Torno a fare le mie personalissime "recensioni emotive" (quelle tecniche le lascio ai professionisti dei dati e delle nozioni ben più preparati di me) prendendo stavolta spunto da una meravigliosa colonna sonora di un film strepitoso e originale pur nella sua complessità. Non voglio parlare del film (che meriterebbe almeno due o tre visioni prima di esprimere un giudizio obiettivo) bensì della sua colonna sonora, appunto, scritta in solitaria da quel gran genio di Philip Glass, tuttora maestro di quel minimalismo elettronico che ci ha già dato in passato grandi capolavori.

Queste 14 tracce sono quanto di più oscuro ed emozionante abbia sentito ultimamente da una colonna sonora. Si avverte un senso di soffuso smarrimento, il preannuncio di oscuri presagi e la sensazione di camminare in punta di piedi sull'orlo di un baratro emotivo, il tutto condito con la classe e con la raffinatezza compositiva del nostro che ormai firma ogni suo lavoro in maniera unica e inconfondibile.
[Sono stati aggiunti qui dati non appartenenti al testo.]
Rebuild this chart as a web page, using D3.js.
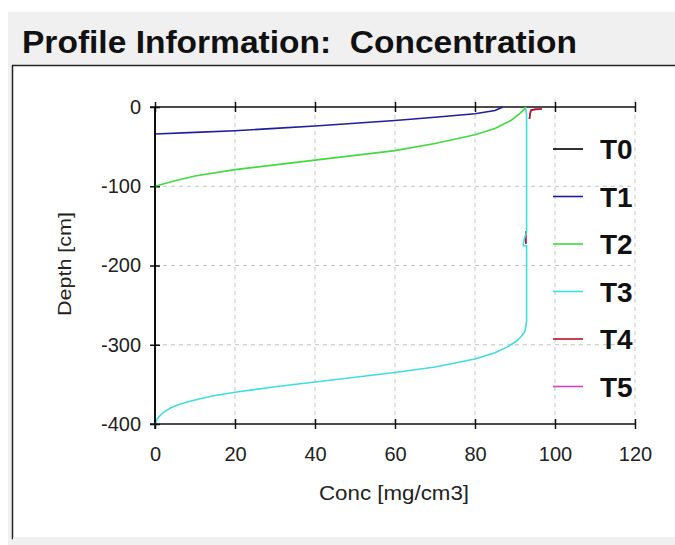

Le composizioni godono poi di uno strano effetto di sfasamento spazio-temporale, rincorrendo temi dal sapore classico-vittoriano armonizzate con suoni e loop elettronici tipici del nostro, creando appunto temi difficilmente etichettabili: musica "fredda" elettronica con influenze barocche dei primi del '900 o musiche classiche interpretate con strumenti elettronici?
Lascio volentieri ad altri questo dilemma, a me importa farmi avvolgere da questi veri e propri "film sonori" che si infiltrano lentamente, in maniera sottile e strisciante, sotto la pelle, sempre più vicini dalle parti del cuore, dando all'ascoltatore un leggero senso di "piacevole diasagio" (per questo vi rimando alla visione del film) che in certi momenti si fa struggente e inesorabile.

Un'opera bella e intensa, come poche, con momenti di Vera Alta Poesia.